* _Input records_
——————————
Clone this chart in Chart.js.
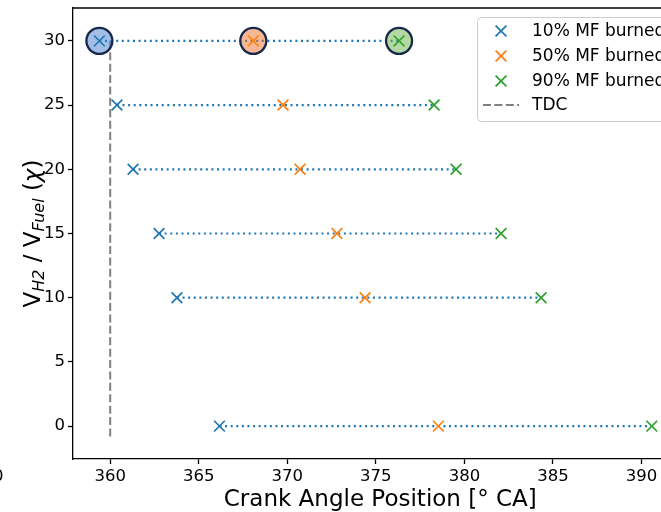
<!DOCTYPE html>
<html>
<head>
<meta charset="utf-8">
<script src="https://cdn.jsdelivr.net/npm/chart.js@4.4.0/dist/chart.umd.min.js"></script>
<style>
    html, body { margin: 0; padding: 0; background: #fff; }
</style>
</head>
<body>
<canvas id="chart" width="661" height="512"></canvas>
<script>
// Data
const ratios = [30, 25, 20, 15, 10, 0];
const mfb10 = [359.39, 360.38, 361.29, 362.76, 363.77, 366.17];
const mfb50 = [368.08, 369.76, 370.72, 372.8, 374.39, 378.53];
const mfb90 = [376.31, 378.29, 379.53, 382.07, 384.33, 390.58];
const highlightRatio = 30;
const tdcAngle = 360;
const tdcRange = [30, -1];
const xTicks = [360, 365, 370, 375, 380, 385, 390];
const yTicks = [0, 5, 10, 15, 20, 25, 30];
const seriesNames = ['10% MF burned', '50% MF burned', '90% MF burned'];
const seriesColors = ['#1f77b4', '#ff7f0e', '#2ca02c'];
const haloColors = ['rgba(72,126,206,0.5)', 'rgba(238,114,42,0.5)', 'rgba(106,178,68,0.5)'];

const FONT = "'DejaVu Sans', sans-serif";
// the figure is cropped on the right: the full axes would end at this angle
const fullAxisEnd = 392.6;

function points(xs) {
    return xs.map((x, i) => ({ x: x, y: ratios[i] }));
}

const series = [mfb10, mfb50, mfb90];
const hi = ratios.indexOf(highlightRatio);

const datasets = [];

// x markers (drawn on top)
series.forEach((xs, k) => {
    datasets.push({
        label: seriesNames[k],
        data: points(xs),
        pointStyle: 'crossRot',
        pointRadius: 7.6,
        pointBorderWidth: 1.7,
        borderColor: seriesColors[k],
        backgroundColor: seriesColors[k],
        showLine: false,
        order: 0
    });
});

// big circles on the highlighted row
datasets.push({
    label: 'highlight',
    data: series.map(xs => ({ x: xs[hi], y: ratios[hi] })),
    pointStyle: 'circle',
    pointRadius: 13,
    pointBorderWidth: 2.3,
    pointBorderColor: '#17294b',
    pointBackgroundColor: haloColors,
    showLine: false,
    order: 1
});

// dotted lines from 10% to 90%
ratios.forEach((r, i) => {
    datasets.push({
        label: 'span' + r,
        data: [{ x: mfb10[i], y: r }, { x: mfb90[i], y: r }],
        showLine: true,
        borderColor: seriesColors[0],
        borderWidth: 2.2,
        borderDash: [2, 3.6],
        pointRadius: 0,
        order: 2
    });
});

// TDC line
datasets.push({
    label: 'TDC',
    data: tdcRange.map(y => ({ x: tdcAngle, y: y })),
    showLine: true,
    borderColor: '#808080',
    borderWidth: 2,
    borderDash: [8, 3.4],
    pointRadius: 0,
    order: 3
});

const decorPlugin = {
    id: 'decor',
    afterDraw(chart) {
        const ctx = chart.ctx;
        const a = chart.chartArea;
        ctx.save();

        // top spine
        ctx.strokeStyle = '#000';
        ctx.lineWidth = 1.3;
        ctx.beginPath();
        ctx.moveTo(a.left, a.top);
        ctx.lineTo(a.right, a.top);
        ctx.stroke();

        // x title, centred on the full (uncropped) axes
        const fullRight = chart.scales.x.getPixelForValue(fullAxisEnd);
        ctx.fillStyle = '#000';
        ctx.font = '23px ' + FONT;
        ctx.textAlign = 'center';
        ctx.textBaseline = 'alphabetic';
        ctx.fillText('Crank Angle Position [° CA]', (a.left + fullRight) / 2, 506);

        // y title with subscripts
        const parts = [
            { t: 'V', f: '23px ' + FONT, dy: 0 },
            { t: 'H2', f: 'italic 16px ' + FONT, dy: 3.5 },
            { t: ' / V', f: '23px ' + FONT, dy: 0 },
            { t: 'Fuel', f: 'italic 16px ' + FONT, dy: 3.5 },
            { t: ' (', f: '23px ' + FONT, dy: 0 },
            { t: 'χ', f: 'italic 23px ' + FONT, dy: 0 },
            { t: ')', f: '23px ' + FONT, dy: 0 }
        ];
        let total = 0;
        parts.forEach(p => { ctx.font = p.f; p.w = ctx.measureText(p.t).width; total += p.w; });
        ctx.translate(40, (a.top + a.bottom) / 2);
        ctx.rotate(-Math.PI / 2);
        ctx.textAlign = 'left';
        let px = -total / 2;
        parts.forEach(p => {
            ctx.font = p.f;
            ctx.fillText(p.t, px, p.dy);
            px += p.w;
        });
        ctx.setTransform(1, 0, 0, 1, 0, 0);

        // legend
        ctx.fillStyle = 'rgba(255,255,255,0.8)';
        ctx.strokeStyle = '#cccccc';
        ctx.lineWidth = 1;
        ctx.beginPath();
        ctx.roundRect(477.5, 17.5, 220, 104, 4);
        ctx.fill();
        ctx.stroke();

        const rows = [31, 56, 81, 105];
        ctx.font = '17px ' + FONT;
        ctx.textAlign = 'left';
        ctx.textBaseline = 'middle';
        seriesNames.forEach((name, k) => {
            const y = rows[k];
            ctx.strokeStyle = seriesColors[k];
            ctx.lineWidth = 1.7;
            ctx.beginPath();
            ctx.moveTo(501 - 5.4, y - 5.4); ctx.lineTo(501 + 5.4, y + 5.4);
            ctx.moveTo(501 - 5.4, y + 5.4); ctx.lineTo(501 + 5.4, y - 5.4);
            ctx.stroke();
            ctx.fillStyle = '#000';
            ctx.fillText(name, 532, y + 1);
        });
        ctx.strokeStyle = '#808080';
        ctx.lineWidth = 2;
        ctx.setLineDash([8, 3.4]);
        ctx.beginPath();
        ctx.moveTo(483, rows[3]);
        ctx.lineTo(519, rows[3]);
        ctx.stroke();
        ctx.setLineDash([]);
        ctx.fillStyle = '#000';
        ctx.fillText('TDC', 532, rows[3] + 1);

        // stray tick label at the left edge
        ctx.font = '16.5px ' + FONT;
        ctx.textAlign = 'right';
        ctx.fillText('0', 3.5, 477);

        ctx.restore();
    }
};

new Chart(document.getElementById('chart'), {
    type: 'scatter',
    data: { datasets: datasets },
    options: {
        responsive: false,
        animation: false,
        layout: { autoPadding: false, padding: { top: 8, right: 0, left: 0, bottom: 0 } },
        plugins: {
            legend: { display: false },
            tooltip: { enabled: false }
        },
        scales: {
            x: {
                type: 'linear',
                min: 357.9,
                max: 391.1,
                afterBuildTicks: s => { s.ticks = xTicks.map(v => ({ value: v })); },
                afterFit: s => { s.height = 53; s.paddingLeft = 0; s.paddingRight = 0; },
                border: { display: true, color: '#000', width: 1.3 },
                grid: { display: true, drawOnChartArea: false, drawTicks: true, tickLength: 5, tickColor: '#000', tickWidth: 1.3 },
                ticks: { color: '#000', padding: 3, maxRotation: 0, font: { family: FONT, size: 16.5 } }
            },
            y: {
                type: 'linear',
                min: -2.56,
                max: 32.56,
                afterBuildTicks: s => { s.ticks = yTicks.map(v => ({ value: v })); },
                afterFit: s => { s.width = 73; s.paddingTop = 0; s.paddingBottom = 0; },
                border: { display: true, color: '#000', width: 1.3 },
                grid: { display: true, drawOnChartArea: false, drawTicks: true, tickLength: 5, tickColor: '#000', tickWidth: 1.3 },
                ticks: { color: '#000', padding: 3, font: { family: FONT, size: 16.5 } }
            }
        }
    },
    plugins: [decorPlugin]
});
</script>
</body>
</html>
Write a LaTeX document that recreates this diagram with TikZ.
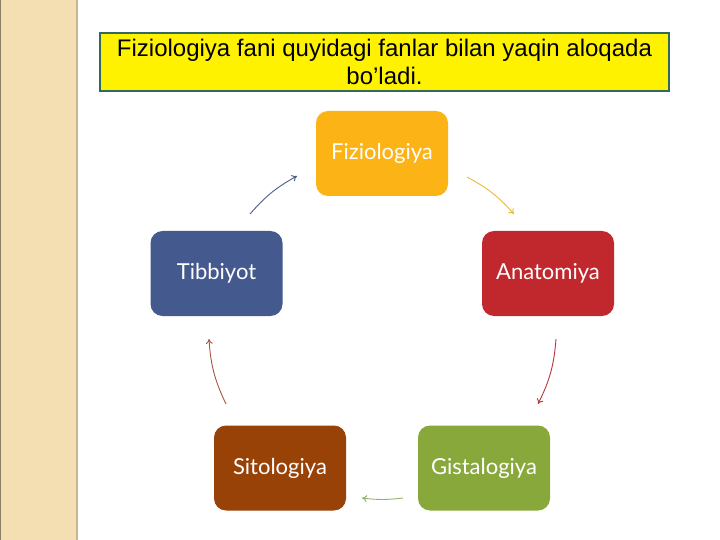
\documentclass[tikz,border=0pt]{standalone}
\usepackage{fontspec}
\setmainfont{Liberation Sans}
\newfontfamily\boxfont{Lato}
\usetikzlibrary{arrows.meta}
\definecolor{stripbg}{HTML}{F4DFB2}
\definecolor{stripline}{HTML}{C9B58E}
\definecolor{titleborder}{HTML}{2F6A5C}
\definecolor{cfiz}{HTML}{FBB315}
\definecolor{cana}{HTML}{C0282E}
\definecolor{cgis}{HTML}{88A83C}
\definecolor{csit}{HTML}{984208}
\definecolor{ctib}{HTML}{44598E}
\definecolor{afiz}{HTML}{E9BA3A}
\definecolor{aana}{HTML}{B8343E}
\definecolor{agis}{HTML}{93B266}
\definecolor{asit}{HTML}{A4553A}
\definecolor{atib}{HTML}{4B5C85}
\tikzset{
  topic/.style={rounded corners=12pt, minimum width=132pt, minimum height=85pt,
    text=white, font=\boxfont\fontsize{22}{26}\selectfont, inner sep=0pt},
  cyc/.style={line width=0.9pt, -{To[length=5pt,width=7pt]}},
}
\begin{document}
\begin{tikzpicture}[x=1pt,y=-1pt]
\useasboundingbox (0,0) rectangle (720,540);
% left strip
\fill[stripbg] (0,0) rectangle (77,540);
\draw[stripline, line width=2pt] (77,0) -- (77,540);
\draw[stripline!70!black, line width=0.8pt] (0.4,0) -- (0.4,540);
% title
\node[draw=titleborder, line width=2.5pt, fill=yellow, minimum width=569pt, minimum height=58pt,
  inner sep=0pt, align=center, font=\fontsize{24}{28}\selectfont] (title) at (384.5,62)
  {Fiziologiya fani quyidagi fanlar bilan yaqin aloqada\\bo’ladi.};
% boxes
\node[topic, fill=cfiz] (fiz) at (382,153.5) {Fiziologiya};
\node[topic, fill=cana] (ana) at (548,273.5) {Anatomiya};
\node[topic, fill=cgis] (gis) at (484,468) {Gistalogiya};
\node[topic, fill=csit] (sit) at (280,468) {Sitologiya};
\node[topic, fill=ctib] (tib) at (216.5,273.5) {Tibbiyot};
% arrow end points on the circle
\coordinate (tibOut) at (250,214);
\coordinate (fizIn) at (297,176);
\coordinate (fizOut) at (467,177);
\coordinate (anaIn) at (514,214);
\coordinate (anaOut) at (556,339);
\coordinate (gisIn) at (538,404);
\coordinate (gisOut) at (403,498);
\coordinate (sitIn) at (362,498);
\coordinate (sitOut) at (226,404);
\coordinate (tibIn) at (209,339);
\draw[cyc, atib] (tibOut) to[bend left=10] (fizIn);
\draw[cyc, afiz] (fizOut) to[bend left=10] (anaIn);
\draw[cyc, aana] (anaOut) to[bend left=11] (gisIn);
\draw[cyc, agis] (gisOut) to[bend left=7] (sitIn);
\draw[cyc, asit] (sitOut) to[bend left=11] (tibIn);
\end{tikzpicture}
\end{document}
——————————
* _Task to carry out_
Only the lines from the start of the records to the line with "const datasets = [];" belong in the copy. Print them exactly, minus pictures.

* _Complete response_
Clone this chart in Chart.js.
<!DOCTYPE html>
<html>
<head>
<meta charset="utf-8">
<script src="https://cdn.jsdelivr.net/npm/chart.js@4.4.0/dist/chart.umd.min.js"></script>
<style>
    html, body { margin: 0; padding: 0; background: #fff; }
</style>
</head>
<body>
<canvas id="chart" width="661" height="512"></canvas>
<script>
// Data
const ratios = [30, 25, 20, 15, 10, 0];
const mfb10 = [359.39, 360.38, 361.29, 362.76, 363.77, 366.17];
const mfb50 = [368.08, 369.76, 370.72, 372.8, 374.39, 378.53];
const mfb90 = [376.31, 378.29, 379.53, 382.07, 384.33, 390.58];
const highlightRatio = 30;
const tdcAngle = 360;
const tdcRange = [30, -1];
const xTicks = [360, 365, 370, 375, 380, 385, 390];
const yTicks = [0, 5, 10, 15, 20, 25, 30];
const seriesNames = ['10% MF burned', '50% MF burned', '90% MF burned'];
const seriesColors = ['#1f77b4', '#ff7f0e', '#2ca02c'];
const haloColors = ['rgba(72,126,206,0.5)', 'rgba(238,114,42,0.5)', 'rgba(106,178,68,0.5)'];

const FONT = "'DejaVu Sans', sans-serif";
// the figure is cropped on the right: the full axes would end at this angle
const fullAxisEnd = 392.6;

function points(xs) {
    return xs.map((x, i) => ({ x: x, y: ratios[i] }));
}

const series = [mfb10, mfb50, mfb90];
const hi = ratios.indexOf(highlightRatio);

const datasets = [];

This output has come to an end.